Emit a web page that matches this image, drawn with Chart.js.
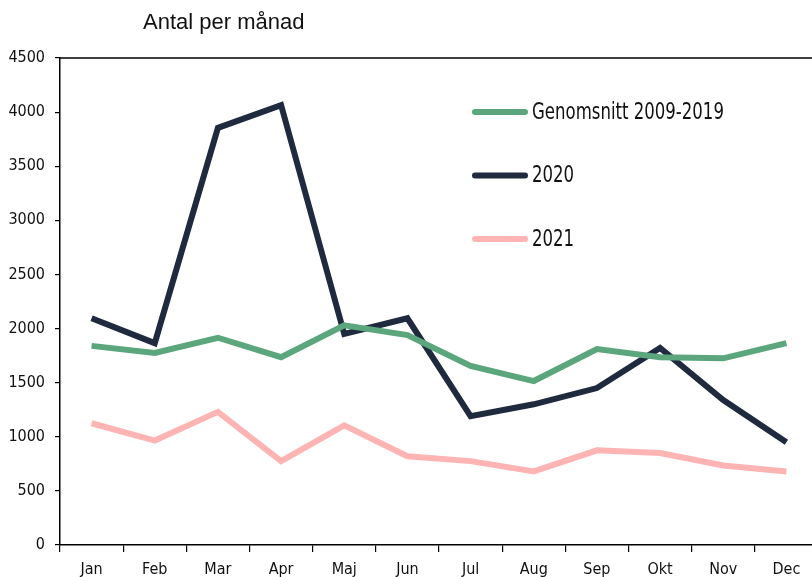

--

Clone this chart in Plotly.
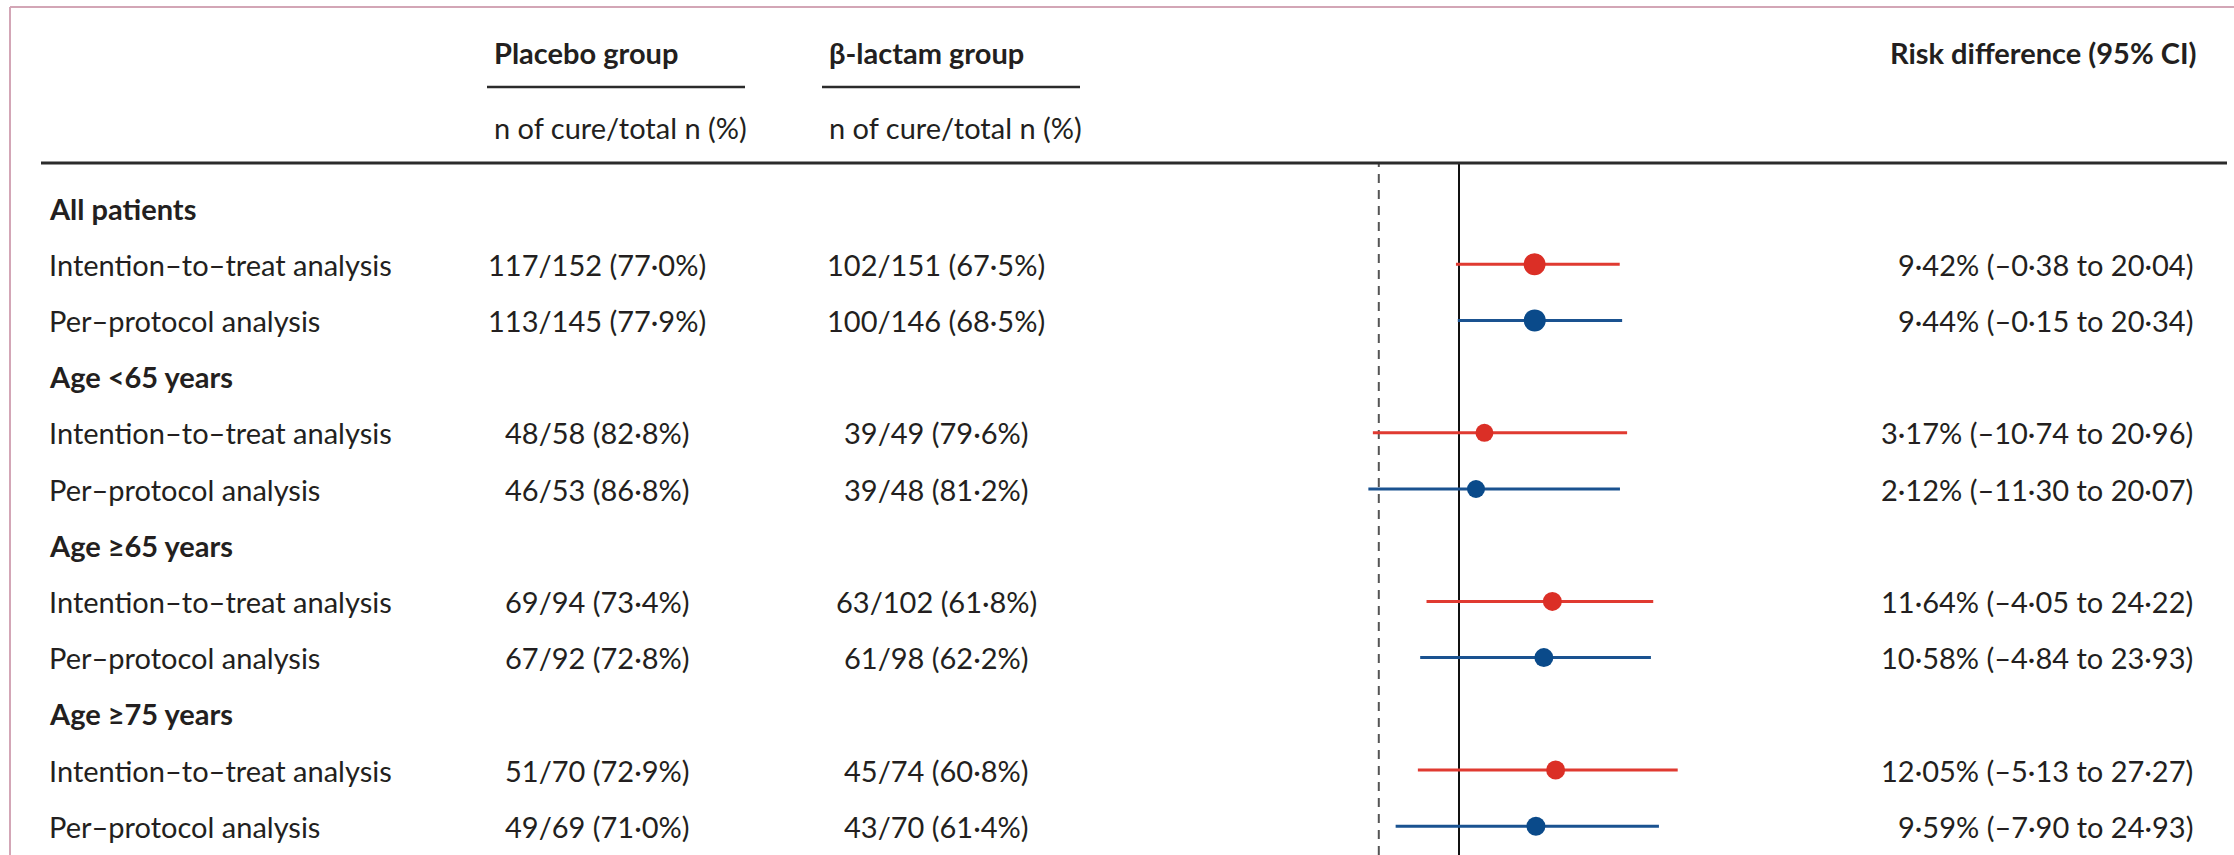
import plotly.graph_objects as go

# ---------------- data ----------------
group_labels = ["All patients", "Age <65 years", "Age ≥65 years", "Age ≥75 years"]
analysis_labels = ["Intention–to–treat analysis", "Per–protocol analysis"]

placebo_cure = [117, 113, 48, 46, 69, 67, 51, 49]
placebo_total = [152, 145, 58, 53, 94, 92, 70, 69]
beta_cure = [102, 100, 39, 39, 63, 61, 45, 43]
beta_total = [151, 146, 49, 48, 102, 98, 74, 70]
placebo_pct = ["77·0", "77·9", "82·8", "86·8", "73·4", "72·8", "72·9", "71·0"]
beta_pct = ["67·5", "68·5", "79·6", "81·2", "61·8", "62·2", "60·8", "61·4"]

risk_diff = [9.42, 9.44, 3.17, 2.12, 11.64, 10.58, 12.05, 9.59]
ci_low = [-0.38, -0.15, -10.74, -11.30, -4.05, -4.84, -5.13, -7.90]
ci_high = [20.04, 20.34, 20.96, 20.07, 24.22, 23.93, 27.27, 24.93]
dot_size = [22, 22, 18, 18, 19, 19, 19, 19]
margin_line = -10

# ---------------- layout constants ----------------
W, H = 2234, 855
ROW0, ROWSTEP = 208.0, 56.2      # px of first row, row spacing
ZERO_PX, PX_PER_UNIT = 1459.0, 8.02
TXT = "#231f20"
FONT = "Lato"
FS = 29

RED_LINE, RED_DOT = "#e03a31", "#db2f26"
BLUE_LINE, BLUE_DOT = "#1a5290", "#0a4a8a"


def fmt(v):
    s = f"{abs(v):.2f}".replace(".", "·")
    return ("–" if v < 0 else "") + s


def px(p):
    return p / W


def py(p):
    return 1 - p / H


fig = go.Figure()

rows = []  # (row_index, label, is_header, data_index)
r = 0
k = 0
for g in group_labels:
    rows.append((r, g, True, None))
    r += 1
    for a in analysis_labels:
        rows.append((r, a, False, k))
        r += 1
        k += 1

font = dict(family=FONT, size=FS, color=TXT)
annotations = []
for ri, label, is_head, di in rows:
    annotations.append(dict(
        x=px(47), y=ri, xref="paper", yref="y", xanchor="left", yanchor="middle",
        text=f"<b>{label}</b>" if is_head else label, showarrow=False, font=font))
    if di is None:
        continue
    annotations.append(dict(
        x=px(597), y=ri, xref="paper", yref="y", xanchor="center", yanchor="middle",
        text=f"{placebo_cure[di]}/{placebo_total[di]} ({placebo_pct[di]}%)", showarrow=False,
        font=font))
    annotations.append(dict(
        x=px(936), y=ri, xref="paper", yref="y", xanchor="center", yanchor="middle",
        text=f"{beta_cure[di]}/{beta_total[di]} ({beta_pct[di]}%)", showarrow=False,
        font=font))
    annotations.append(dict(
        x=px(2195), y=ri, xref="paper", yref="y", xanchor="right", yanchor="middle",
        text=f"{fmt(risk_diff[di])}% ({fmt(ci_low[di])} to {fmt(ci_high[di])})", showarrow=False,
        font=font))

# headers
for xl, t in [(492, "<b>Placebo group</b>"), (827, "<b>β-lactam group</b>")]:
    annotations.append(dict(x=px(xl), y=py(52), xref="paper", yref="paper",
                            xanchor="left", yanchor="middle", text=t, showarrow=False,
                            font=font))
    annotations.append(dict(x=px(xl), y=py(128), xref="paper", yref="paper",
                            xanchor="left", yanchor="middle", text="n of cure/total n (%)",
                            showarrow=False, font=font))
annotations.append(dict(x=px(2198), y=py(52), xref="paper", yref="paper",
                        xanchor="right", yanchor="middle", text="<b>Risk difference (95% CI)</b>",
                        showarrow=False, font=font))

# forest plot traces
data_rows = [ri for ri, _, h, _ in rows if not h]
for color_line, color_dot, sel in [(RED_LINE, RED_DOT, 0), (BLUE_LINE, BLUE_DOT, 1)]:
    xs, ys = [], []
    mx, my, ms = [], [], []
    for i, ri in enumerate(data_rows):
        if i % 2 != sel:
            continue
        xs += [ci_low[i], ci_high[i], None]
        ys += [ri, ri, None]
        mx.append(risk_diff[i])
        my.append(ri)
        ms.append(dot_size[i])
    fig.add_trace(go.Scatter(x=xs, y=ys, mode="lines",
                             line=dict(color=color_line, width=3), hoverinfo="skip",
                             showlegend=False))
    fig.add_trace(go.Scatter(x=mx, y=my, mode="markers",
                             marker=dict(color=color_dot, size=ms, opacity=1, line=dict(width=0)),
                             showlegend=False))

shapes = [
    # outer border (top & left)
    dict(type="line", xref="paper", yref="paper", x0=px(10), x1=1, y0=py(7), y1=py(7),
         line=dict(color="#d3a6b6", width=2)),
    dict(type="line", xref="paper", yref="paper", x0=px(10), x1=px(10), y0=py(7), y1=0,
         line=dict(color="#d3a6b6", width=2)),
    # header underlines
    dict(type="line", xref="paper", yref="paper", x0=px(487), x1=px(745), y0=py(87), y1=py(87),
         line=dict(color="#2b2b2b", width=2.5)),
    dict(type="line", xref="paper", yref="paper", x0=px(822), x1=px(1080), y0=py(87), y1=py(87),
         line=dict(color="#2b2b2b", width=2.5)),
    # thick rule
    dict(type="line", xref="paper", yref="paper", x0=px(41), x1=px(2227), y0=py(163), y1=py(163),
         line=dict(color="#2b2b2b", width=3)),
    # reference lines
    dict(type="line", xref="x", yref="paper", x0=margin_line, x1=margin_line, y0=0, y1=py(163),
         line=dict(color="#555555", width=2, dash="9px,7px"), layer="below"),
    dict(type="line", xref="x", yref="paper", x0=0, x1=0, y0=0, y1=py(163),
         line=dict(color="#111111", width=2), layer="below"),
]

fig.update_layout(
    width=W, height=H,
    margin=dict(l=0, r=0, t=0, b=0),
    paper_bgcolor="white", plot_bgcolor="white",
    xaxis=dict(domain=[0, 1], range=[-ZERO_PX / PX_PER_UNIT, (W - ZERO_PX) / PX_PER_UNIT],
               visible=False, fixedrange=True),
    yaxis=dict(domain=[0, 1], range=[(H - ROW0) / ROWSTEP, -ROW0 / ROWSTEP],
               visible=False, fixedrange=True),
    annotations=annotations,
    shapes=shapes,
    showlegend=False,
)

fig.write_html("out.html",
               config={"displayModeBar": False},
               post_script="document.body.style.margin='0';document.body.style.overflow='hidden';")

--

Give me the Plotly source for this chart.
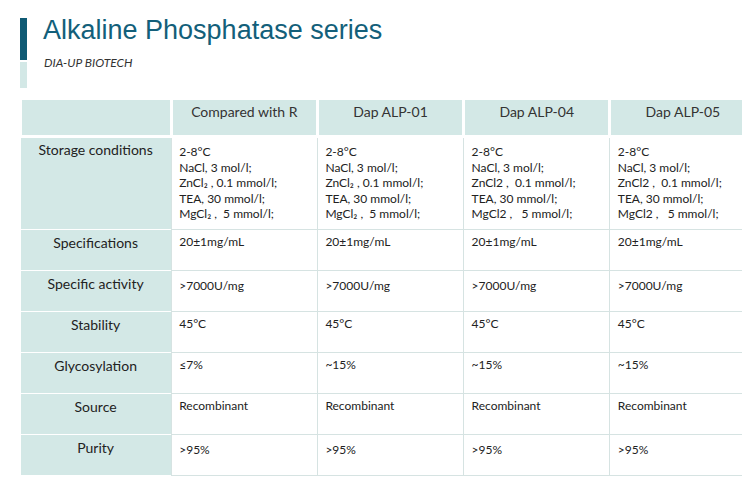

- [TASK STATEMENT]: Scan the lines for the string "this". Pick out every line that has it.

- [WRITTEN ANSWER]:
Emit a web page that matches this image, drawn with Chart.js.
Clone this chart in Plotly.
Give me the Plotly source for this chart.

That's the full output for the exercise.